EXERCISE OBJECTIVE »
Give back exactly the lines from the beginning of the listing below to the line holding "ax.set_ylim(6.12, 6.06)", both ends included; the pictures stay out.

DATA BLOCK »
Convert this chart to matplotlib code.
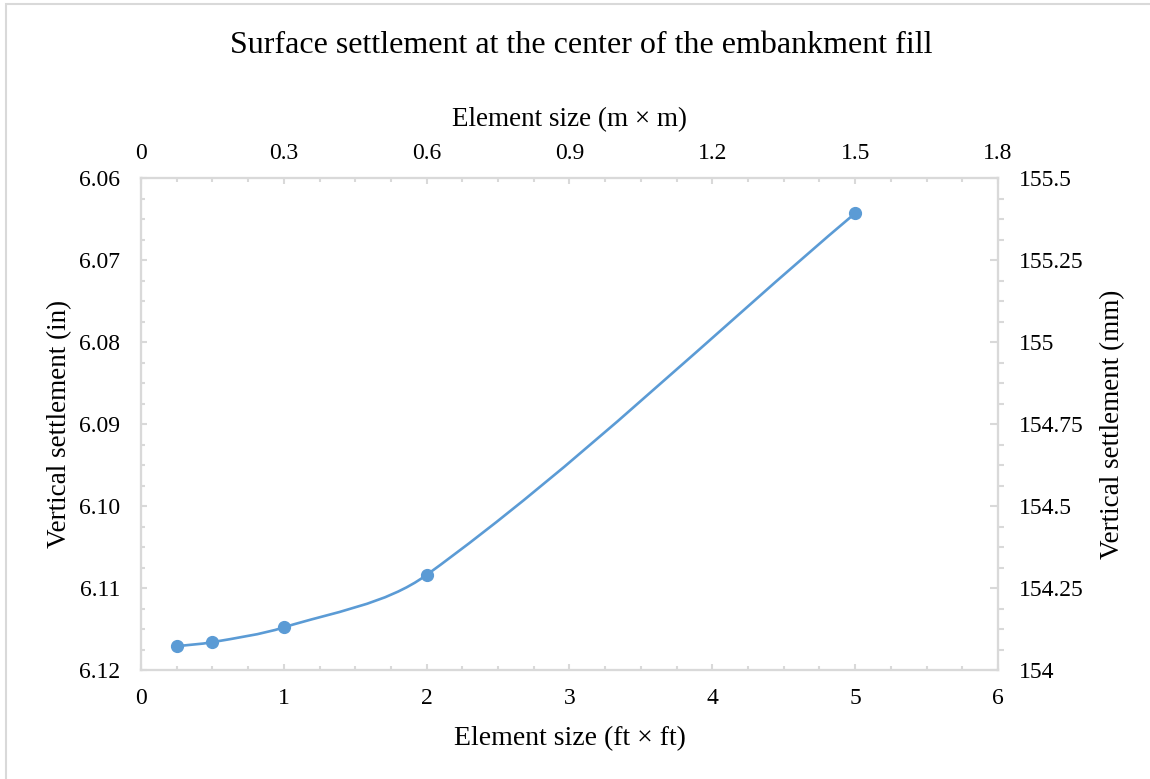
import matplotlib.pyplot as plt
import numpy as np
from matplotlib.path import Path
from matplotlib.patches import PathPatch, Rectangle
from matplotlib.ticker import MultipleLocator, FormatStrFormatter

plt.rcParams['font.family'] = ['Liberation Serif', 'DejaVu Serif']

# data
size_ft = [0.25, 0.5, 1, 2, 5]
settle_in = [6.1171, 6.1166, 6.1148, 6.1084, 6.0643]

title = "Surface settlement at the center of the embankment fill"
grey = "#d9d9d9"
blue = "#5b9bd5"

fig = plt.figure(figsize=(11.5, 7.79), dpi=100)
# outer frame, only left and top edges are inside the picture
fig.patches.append(Rectangle((0.0055, -0.1), 1.1, 1.0945, transform=fig.transFigure,
                             fill=False, edgecolor=grey, linewidth=1.5))
ax = fig.add_axes([0.1226, 0.1399, 0.7452, 0.6316])

ax.set_xlim(0, 6)
ax.set_ylim(6.12, 6.06)

# smoothed line like excel: bezier through the points, tangents worked out in screen units
sx = 857 / 6.0
sy = 492 / 0.06
pts = np.column_stack([np.array(size_ft) * sx, np.array(settle_in) * -sy])
n = len(pts)
tang = []
for i in range(n):
    d = pts[min(i + 1, n - 1)] - pts[max(i - 1, 0)]
    tang.append(d / np.hypot(*d))
verts = [pts[0]]
codes = [Path.MOVETO]
for i in range(n - 1):
    L = np.hypot(*(pts[i + 1] - pts[i]))
    verts += [pts[i] + tang[i] * L / 3, pts[i + 1] - tang[i + 1] * L / 3, pts[i + 1]]
    codes += [Path.CURVE4] * 3
verts = np.array(verts)
verts[:, 0] /= sx
verts[:, 1] /= -sy
ax.add_patch(PathPatch(Path(verts, codes), facecolor='none', edgecolor=blue, linewidth=1.9, zorder=3))
ax.plot(size_ft, settle_in, linestyle='none', marker='o', markersize=8.5, color=blue, zorder=4)

ax.xaxis.set_major_locator(MultipleLocator(1))
ax.xaxis.set_minor_locator(MultipleLocator(0.25))
ax.yaxis.set_major_locator(MultipleLocator(0.01))
ax.yaxis.set_minor_locator(MultipleLocator(0.0025))
ax.yaxis.set_major_formatter(FormatStrFormatter('%.2f'))
ax.set_xlabel("Element size (ft × ft)", fontsize=20, labelpad=12)
ax.set_ylabel("Vertical settlement (in)", fontsize=19.5, labelpad=5)

axr = ax.twinx()
axr.set_ylim(154, 155.5)
axr.yaxis.set_major_locator(MultipleLocator(0.25))
axr.yaxis.set_minor_locator(MultipleLocator(0.0625))
axr.yaxis.set_major_formatter(lambda v, p: f"{v:g}")
axr.set_ylabel("Vertical settlement (mm)", fontsize=19.5, labelpad=12)

axt = ax.twiny()
axt.set_xlim(0, 1.8)
axt.xaxis.set_major_locator(MultipleLocator(0.3))
axt.xaxis.set_minor_locator(MultipleLocator(0.075))
axt.xaxis.set_major_formatter(lambda v, p: f"{v:g}")
axt.set_xlabel("Element size (m × m)", fontsize=19.5, labelpad=12)

for a in (ax, axr, axt):
    for s in a.spines.values():
        s.set_color(grey)
        s.set_linewidth(1.5)

ax.tick_params(which='both', direction='in', color=grey, width=1.5, labelsize=17)
ax.tick_params(axis='x', pad=13)
ax.tick_params(axis='y', pad=15)
ax.tick_params(which='major', length=4.5)
ax.tick_params(which='minor', length=3.2)
axt.tick_params(which='both', direction='in', color=grey, width=1.5, labelsize=17, pad=10)
axt.tick_params(which='major', length=4.5)
axt.tick_params(which='minor', length=3.2)
axr.tick_params(which='major', direction='in', length=6, color=grey, width=1.5, labelsize=17, pad=15)
axr.tick_params(which='minor', direction='out', length=4, color=grey, width=1.5)

fig.text(0.505, 0.942, title, ha='center', va='center', fontsize=23)

fig.savefig("out.png", dpi=100)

EXERCISE RESPONSE »
Convert this chart to matplotlib code.
import matplotlib.pyplot as plt
import numpy as np
from matplotlib.path import Path
from matplotlib.patches import PathPatch, Rectangle
from matplotlib.ticker import MultipleLocator, FormatStrFormatter

plt.rcParams['font.family'] = ['Liberation Serif', 'DejaVu Serif']

# data
size_ft = [0.25, 0.5, 1, 2, 5]
settle_in = [6.1171, 6.1166, 6.1148, 6.1084, 6.0643]

title = "Surface settlement at the center of the embankment fill"
grey = "#d9d9d9"
blue = "#5b9bd5"

fig = plt.figure(figsize=(11.5, 7.79), dpi=100)
# outer frame, only left and top edges are inside the picture
fig.patches.append(Rectangle((0.0055, -0.1), 1.1, 1.0945, transform=fig.transFigure,
                             fill=False, edgecolor=grey, linewidth=1.5))
ax = fig.add_axes([0.1226, 0.1399, 0.7452, 0.6316])

ax.set_xlim(0, 6)
ax.set_ylim(6.12, 6.06)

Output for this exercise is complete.